Muscat of Oman [sometimes simply Muscat] has many attractions, including beautiful beaches, some great restaurants and cafes and the mesmerising old souk at Mutrah.

Outside Muscat you will find many historic towns and forts and some of the most stunning mountain and wadi scenery in the Middle East.

Salalah in the south is the country's second largest city.

Salalah has a very different climate from Muscat and the north, where summer temperatures can top 100 degrees Fahrenheit.

Whilst the north is very hot and very dry, Salalah is relatively cool and wet in the summer with temperatures closer to a more pleasant 75 degrees Fahrenheit. The reason for this is its mountainous topography and geographical location.

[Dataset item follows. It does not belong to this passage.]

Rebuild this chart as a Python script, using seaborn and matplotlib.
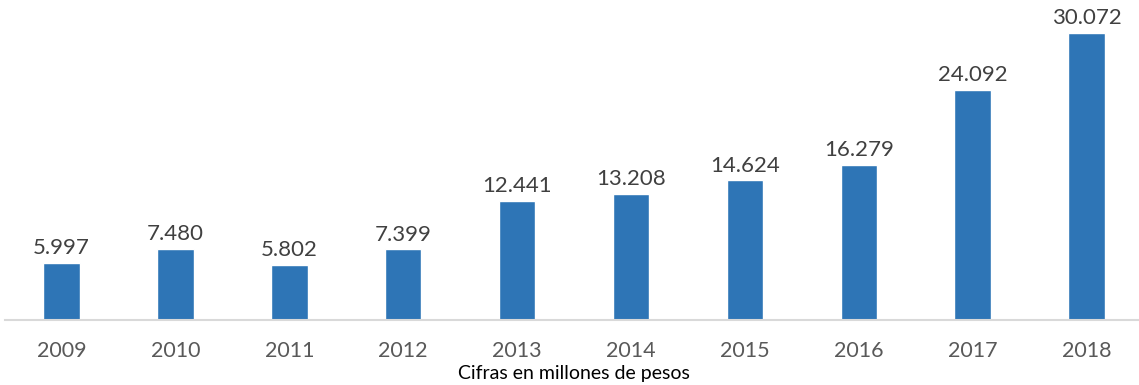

Salalah is on the Arabian Sea coastline, not  far from the border with Yemen.  It is in the province of Dhofar which is very mountainous.

These mountains come into contact with moisture-laden warm winds from the Arabian Sea during June to September, creating welcome monsoon rains in the hills and mountains. The Arabs call this weather the Khareef. 

This  area around Salalah is very popular with foreign tourists during the monsoon season. There is even a highly popular and colourful Khareef Festival to celebrate the monsoon.

The central part of Oman is desert,especially the long eastern border area with Saudi Arabia through the Rub Al Khali, or Empty Quarter. There are no towns in the Rub Al Khali, just empty desert.

West of this is the main north/south road of Oman, from Salalah to towards Muscat of Oman and Dubai.

Oman also has narrow, fertile coastal strips, growing all sorts of fruits and vegetables and more rugged mountains at Jebel Akhdar in the north, west of  Muscat.

Oman is a wonderful varied country with stunning scenery of rugged mountains and desert; surprising greenery in the south and a beautiful coast-line with superb sandy beaches. 

Oman is indeed, one of the scenic jewels of the Middle East and very different from its neighbours along the Arabian Gulf coast. It is well worth visiting on any longish stay in Qatar, if it's only for a change of scenery.